There are various reasons why a trader or an investor would write (sell) a Put option contract.
One reason might be that he or she actually wants to take ownership of the underlying shares of stock, but a the same time believes that the shares might be overvalued.
In this case one might decide that instead of just waiting for the stock to retract, he or she would sell a Put option contract instead. This way the investor can collect premium while waiting on the sidelines.
If assignment should occur the investor would be receiving the underlying shares at a discounted price. The premium received from the put sale would in effect reduce their cost basis on owning the actual shares of stock.
Another reason why one might sell a Put option contract might be as an alternative way to capitalize if a upward move of the stock should occur, via collecting premium.

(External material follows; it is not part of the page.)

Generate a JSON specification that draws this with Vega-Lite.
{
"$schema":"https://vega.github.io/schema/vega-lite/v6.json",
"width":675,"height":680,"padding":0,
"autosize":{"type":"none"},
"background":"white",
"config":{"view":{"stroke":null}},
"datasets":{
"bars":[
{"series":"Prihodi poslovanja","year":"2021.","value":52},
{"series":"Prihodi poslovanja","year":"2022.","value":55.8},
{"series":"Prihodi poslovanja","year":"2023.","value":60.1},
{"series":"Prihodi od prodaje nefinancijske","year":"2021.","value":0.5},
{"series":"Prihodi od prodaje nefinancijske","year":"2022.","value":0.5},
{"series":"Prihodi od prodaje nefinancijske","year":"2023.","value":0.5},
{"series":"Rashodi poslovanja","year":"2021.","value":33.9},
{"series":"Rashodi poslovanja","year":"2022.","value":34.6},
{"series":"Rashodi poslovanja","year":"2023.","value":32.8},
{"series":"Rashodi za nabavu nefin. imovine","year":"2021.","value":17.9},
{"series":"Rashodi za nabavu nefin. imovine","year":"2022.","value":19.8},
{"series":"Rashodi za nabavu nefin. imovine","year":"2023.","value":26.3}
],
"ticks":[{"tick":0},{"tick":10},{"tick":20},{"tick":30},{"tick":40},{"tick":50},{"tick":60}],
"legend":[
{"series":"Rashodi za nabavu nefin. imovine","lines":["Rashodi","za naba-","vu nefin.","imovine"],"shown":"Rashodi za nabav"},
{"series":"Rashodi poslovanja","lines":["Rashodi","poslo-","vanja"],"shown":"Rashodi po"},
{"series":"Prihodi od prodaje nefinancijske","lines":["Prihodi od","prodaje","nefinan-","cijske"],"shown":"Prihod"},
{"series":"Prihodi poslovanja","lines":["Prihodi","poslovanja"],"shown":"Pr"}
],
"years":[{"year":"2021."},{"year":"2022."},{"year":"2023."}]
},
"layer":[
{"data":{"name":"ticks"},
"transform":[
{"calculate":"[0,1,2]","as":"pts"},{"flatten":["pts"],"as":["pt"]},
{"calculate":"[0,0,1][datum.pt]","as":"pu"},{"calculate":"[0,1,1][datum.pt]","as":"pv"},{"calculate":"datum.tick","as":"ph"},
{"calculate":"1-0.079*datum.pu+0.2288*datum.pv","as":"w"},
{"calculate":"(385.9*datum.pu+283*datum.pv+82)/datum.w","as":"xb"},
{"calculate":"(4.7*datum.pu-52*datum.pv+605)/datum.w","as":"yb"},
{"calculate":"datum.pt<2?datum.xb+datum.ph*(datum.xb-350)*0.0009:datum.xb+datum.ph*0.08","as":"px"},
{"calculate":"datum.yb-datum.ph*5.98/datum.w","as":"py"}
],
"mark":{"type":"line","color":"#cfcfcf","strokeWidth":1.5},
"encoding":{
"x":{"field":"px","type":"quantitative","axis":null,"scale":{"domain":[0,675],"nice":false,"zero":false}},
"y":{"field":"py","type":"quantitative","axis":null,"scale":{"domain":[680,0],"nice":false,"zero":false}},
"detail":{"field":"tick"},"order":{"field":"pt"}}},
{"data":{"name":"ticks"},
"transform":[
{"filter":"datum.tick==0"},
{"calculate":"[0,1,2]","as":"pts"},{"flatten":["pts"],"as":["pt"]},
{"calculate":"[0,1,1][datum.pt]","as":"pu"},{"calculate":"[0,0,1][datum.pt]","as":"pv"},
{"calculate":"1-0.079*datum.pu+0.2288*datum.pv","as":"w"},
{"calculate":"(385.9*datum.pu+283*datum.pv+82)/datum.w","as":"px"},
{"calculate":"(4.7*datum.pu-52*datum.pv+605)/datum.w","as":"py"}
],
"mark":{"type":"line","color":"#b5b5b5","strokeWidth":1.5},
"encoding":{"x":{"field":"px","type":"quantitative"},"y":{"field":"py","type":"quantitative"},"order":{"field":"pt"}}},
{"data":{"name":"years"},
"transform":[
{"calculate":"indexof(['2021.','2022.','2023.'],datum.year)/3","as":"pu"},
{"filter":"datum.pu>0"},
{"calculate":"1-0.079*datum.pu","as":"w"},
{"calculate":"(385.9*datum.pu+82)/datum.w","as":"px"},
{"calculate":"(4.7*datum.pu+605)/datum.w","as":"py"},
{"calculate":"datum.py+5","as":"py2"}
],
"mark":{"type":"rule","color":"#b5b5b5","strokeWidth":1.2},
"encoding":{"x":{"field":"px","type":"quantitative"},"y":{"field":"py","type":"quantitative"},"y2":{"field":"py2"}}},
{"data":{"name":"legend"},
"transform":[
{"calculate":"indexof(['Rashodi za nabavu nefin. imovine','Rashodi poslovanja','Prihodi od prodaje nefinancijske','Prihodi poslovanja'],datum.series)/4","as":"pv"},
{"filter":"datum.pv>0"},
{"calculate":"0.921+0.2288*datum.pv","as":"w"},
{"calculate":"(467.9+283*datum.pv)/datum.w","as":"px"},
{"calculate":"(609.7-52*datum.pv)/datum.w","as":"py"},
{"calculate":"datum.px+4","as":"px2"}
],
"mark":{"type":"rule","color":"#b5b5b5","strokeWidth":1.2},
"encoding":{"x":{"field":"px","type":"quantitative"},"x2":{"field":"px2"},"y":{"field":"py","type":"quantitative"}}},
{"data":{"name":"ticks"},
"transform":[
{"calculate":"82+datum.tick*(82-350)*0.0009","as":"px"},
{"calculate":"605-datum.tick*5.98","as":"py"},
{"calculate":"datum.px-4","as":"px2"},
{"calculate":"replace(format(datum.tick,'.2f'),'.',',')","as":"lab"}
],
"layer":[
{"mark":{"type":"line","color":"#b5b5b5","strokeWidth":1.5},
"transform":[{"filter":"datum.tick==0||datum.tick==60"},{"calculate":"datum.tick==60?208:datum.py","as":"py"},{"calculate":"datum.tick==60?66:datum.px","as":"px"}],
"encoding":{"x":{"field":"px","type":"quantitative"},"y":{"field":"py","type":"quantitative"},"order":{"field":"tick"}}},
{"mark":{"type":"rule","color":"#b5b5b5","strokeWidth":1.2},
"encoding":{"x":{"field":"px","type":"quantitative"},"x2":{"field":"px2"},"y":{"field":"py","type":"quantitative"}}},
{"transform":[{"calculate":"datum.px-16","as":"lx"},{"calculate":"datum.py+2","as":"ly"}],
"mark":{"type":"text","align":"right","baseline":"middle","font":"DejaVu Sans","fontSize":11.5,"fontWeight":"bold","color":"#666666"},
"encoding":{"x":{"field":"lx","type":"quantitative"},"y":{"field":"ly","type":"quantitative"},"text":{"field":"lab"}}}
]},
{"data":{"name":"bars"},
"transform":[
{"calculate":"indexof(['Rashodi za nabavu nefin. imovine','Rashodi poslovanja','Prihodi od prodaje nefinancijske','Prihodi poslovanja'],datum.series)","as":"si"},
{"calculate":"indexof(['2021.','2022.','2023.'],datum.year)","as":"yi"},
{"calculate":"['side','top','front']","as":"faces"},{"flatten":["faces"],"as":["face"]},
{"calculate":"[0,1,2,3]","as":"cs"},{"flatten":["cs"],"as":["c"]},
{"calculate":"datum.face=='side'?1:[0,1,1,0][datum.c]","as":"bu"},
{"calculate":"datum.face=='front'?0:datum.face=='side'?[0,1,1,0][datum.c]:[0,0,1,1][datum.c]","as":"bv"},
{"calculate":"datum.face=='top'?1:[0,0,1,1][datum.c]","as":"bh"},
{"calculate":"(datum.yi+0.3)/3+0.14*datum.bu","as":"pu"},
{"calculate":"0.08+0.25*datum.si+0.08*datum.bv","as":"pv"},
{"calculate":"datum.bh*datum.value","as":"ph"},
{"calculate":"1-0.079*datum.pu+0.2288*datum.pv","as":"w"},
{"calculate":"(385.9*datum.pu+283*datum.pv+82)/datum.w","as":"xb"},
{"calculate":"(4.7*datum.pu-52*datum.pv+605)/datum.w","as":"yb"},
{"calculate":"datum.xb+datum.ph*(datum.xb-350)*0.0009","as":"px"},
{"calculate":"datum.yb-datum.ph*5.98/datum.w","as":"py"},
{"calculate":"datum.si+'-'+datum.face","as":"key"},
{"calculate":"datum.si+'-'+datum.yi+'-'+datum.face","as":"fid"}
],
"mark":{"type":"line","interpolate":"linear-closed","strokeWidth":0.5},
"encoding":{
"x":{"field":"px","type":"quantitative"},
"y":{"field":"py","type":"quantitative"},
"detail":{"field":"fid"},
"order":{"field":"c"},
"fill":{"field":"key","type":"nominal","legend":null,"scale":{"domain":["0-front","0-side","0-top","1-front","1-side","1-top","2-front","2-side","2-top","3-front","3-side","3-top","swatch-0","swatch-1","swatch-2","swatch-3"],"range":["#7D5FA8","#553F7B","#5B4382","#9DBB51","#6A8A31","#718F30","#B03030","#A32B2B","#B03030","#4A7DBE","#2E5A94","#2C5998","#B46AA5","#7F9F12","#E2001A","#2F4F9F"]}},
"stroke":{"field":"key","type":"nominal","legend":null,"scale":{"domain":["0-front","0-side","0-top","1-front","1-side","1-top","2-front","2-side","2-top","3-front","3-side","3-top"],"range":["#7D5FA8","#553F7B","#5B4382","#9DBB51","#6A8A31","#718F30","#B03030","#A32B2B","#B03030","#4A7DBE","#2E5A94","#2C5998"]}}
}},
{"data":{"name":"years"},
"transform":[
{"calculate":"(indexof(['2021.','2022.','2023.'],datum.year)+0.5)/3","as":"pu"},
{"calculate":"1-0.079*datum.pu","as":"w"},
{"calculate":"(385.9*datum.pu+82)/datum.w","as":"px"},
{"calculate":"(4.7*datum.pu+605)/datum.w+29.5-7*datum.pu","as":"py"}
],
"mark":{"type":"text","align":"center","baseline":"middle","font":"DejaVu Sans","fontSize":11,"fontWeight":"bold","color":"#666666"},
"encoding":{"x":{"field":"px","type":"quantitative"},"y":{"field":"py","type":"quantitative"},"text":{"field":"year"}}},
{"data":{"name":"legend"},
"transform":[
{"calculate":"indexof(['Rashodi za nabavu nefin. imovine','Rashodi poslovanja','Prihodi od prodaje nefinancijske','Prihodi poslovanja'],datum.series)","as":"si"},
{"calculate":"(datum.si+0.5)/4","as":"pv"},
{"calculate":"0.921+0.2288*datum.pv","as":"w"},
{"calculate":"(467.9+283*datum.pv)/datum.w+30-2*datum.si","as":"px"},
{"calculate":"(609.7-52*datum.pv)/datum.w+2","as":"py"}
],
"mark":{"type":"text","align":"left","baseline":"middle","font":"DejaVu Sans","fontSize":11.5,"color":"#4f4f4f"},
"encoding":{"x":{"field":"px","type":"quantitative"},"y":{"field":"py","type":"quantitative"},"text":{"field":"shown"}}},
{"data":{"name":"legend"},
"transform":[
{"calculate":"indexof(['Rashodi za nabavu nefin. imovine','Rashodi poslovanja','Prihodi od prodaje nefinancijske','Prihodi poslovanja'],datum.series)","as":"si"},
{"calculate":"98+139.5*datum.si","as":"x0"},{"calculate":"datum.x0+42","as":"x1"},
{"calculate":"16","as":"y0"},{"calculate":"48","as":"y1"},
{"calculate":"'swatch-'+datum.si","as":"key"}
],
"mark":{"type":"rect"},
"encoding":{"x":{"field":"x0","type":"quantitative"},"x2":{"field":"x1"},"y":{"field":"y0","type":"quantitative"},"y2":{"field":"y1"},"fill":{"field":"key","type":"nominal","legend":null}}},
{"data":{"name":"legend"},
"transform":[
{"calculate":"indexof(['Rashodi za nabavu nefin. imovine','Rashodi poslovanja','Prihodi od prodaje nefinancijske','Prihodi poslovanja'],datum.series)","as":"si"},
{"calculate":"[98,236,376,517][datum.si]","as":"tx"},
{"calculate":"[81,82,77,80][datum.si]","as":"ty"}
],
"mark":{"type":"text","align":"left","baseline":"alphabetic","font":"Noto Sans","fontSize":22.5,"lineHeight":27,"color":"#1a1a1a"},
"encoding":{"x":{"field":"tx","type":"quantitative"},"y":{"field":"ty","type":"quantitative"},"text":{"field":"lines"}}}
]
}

The further the underlying stock rallies up and away from the Short Put's strike price, the option contracts value continues to deteriorate. This has a positive effect for the seller of a Put option contract. It is important to remember that when you are short Put options, you want the option contract to loose value so the option will either expire worthless therefore collecting the entire premium or you can close the position for a significant profit.
It is also important to understand that the passage of time has a positive effect on the Short Put option position. Every day that passes by further erodes the premium of the option contract.
(Theta is very important regarding the purchase and selling of option contracts).
The chart above is an illustration of the following example.--
~Sell 1 50 strike put option contract @ $15.00 bid.
~Total credit excluding commission=
$1,500 ($15.00x100).
~Strike price= $60.00
~Breakeven point at expiration=
strike price ($60.00)-
net credit received ($15.00)=$45.00
Maximum profit= 1,500
Maximum loss= 4,500
This example illustrates holding the short put option position through the option contracts expiration cycle. Remember, at expiration, all that is left in a put options premium is the intrinsic value of the said option contract.
As an option seller you are obligated to take the shares of the underlying at any time if assigned. Although many traders and investors might consider closing the strategy early if it is nearing expiration and the stock is still above the short put.
Also notice how your maximum loss on the trade is 4,500. This is because a stock can theoretically go to 0. This is also the amount that may need to be held in cash by your broker, just in case an assignment occurred and you had to receive the underlying shares.
The short put option strategy allows much opportunity through. Through the proper risk management, knowing the reasons why you entered the trade, as well as your exit strategy, combined with the ability to make the necessary adjustments, one will be well on their way to trading short put options profitably.